[start]

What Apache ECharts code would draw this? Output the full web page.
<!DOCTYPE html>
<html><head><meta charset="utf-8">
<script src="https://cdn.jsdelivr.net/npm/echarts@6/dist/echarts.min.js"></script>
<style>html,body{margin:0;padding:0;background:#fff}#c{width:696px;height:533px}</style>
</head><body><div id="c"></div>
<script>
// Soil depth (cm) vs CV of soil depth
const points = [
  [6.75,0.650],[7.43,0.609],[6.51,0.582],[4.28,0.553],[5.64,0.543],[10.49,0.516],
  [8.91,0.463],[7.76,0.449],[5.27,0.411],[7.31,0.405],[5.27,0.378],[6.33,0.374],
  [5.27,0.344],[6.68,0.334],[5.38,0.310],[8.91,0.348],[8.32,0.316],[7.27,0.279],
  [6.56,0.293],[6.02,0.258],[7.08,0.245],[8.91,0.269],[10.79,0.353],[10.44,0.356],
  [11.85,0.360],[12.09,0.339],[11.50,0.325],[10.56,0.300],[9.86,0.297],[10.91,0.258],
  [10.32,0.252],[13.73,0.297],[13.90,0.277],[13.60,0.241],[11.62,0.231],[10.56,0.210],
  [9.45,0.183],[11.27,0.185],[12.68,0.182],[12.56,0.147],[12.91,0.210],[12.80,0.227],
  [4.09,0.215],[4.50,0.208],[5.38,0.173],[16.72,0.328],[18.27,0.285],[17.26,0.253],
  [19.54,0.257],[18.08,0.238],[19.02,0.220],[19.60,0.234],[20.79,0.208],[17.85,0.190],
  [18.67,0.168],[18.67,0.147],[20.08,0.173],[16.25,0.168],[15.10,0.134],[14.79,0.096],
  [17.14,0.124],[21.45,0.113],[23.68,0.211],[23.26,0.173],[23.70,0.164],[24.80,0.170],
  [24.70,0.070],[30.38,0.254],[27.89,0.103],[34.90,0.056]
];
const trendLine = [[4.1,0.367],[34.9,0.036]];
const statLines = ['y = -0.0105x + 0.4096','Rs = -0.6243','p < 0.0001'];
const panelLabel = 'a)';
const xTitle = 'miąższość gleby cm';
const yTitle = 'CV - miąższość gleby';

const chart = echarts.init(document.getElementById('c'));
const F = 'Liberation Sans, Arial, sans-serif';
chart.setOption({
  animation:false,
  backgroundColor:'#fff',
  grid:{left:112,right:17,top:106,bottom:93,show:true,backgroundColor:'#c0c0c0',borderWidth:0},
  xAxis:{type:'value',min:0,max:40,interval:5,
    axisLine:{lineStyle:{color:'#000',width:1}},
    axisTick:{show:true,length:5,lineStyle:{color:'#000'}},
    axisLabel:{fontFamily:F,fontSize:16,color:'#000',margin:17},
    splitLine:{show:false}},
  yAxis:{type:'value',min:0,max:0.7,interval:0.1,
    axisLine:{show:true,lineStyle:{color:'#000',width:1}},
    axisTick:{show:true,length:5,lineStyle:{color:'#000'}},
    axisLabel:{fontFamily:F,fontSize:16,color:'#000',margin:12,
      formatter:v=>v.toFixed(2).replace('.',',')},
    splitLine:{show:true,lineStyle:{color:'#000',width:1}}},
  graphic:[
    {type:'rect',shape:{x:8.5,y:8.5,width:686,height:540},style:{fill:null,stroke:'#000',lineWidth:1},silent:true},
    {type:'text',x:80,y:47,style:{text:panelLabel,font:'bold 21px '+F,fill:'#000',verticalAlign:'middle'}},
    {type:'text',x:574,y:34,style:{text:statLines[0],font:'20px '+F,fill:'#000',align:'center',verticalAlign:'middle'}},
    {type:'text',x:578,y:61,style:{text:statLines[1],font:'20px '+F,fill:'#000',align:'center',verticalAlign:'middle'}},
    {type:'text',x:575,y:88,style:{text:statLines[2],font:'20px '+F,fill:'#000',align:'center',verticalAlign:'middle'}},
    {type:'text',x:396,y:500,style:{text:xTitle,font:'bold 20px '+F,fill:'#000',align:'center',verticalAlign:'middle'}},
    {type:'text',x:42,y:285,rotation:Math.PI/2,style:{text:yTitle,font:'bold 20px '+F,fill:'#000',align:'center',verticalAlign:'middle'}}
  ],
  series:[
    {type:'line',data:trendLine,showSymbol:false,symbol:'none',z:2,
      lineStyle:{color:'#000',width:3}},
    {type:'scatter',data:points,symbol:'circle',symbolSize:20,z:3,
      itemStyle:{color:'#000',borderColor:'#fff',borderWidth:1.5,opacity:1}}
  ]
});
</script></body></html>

[end]
[start]

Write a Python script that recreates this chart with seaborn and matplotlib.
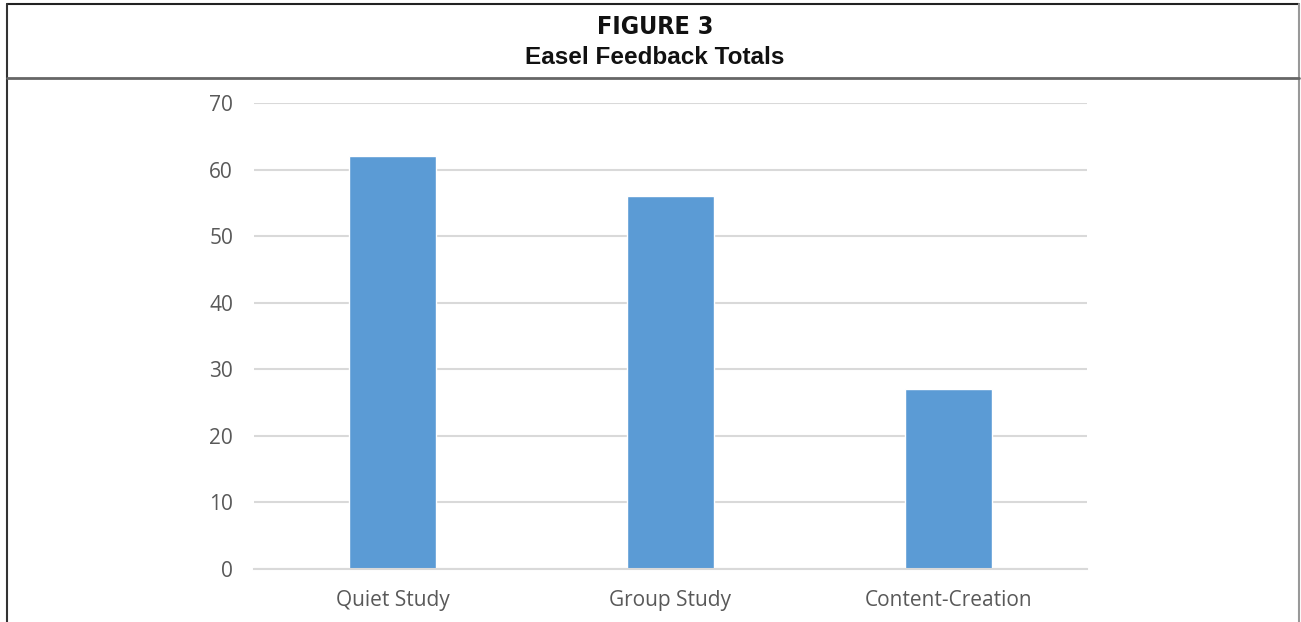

[end]

Directions: Tally the lines above containing "this". Answer with the count only.

Task answer: 2